MLJBase.jl
MLJBase.jl copied to clipboard
Control caching of composite models
Hi,
Problem description
I have just had the late realization that setting cache=false
for a composite model will not transfer to all sub machines built at fit time.
using MLJBase
using MLJLinearModels
n = 100
X = MLJBase.table(rand(n, 3))
y = rand(n)
stack = Stack(metalearner=LinearRegressor(),
model1 = LinearRegressor())
mach = machine(stack, X, y, cache=false)
fit!(mach, verbosity=0)
# Top level machine
@assert !isdefined(mach, :data) # not defined : ok
mach.cache # contains data: ?
# Any submachine
submachines = report(mach).machines
for submach in submachines
@assert isdefined(submach, :data)
end
I am currently working with very big Stacks
and I think this is the main reason for which I run out of memory.
Ideas:
-
Of course I guess there is the possibility of adding a hyperparameter to the composite model that can be transferred after to the machine definitions. This would probably solve my personnal issue (and would be a short term solution) however I don't think this is ideal in the long term because any user defined composite model will have to add this hyperparameter.
-
More generally I think this issue arises from the current impossibility(?) of communication between the machine and its submachines in the current design. If I am not mistaken we will have the same problem with computational resources as briefly raised here.
A vague idea would be to define the learning graph in a method like machine(m::MyComposite, args...)
instead of the current fit
.
What are your thoughts?
Of course I guess there is the possibility of adding a hyperparameter to the composite model that can be transferred after to the machine definitions. This would probably solve my personnal issue (and would be a short term solution) however I don't think this is ideal in the long term because any user defined composite model will have to add this hyperparameter.
This may not be the most convenient option, but I think it is by far the simplest, and what I imagined we would live with.
I think you are right that "component" machines cannot know anything about the Composite
machines that users interact with.
A vague idea would be to define the learning graph in a method like machine(m::MyComposite, args...) instead of the current fit.
I'm not sure I follow.
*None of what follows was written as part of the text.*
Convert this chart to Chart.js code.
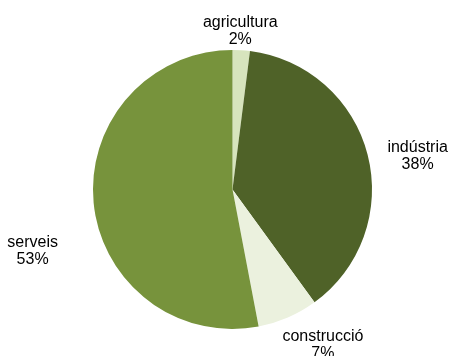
<!DOCTYPE html>
<html>
<head>
<meta charset="utf-8">
<script src="https://cdn.jsdelivr.net/npm/chart.js@4"></script>
<style>
  html, body { margin: 0; padding: 0; background: #ffffff; }
  #wrap { width: 452px; height: 356px; }
</style>
</head>
<body>
<div id="wrap"><canvas id="pieChart" width="452" height="356"></canvas></div>
<script>
const sectors = ["agricultura", "indústria", "construcció", "serveis"];
const shares = [2, 38, 7, 53];
const sectorColors = ["#d7e4bd", "#4f6228", "#ebf1de", "#77933c"];

// labels sit outside the pie, nudged from the slice's outer edge (like excel's best fit)
const outsideLabels = {
  id: "outsideLabels",
  afterDraw(chart, args, options) {
    const { ctx } = chart;
    const meta = chart.getDatasetMeta(0);
    ctx.save();
    ctx.font = options.font;
    ctx.fillStyle = options.color;
    ctx.textAlign = "center";
    ctx.textBaseline = "middle";
    meta.data.forEach((arc, i) => {
      const mid = (arc.startAngle + arc.endAngle) / 2;
      const ex = arc.x + Math.cos(mid) * arc.outerRadius;
      const ey = arc.y + Math.sin(mid) * arc.outerRadius;
      const [ox, oy] = options.nudge[i];
      const cx = ex + ox;
      const cy = ey + oy;
      const lh = options.lineHeight;
      ctx.fillText(chart.data.labels[i], cx, cy - lh / 2);
      ctx.fillText(chart.data.datasets[0].data[i] + "%", cx, cy + lh / 2);
    });
    ctx.restore();
  },
};

new Chart(document.getElementById("pieChart").getContext("2d"), {
  type: "pie",
  plugins: [outsideLabels],
  data: {
    labels: sectors,
    datasets: [
      {
        data: shares,
        backgroundColor: sectorColors,
        borderWidth: 0,
      },
    ],
  },
  options: {
    animation: false,
    responsive: false,
    layout: {
      padding: { top: 50, bottom: 27, left: 93, right: 80 },
    },
    plugins: {
      legend: { display: false },
      tooltip: { enabled: false },
      outsideLabels: {
        font: "16px 'Liberation Sans', Arial, sans-serif",
        color: "#000000",
        lineHeight: 17,
        nudge: [[-1, -19], [50, 1], [35, 28], [-61, 48]],
      },
    },
  },
});
</script>
</body>
</html>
Could you say a little more?
Another idea is to introduce a user-modifiable global constant to control the default value of C
in the machine constructor. In fact, there is already such a method for acceleration
and we are introducing such an option for check_scitype_level
at https://github.com/JuliaAI/MLJBase.jl/pull/753.
Yes I agree that the current design leaves no other choice that of hyperparameter or global variable, both of them are a bit unatural since the caching requirement has already been declared in the top level machine at construction time. It is also not very extensible, if other future information needs to be passed in the future.
I think I have matured the idea a bit and I think similar to here, instead of a fit(model::Composite, verbosity::Int, args...)
with Dagger.jl, a user could define the following:
function MLJBase.fit!(mach::Machine{Composite, C}; verbosity=0, kwargs...) where C
# RETRIEVE DATA, maybe there should be some initialization step?
X, y = (src() for src in mach.args)
# HERE DO WHATEVER YOU WANT FOR THE LEARNING NETWORK
# The goal is just to define a set of nodes that have a specific importance
# like OPERATIONS or additional reports
signature = mylearningnetwork(X, y)
# FINALIZER MECHANISM
return!(mach, signature)
end
I think this may have many benefits:
- The top level machine's internals are available for the fit procedure
- You can also tweak it by adding
kwargs...
- We may get rid of the internal surrogate machine
It does not respect the convention of defining a fit
for a model but I think that's ok because to use composability users will need MLJBase
anyway.
Of course for now this is rather hypothetical but if you like the idea I could give it a try and make a POC with the Stack as my favorite example. Since this is introducing a new method, I am hopping we might suceed into making this a new feature that could live alongside the current implementation without breaking anything.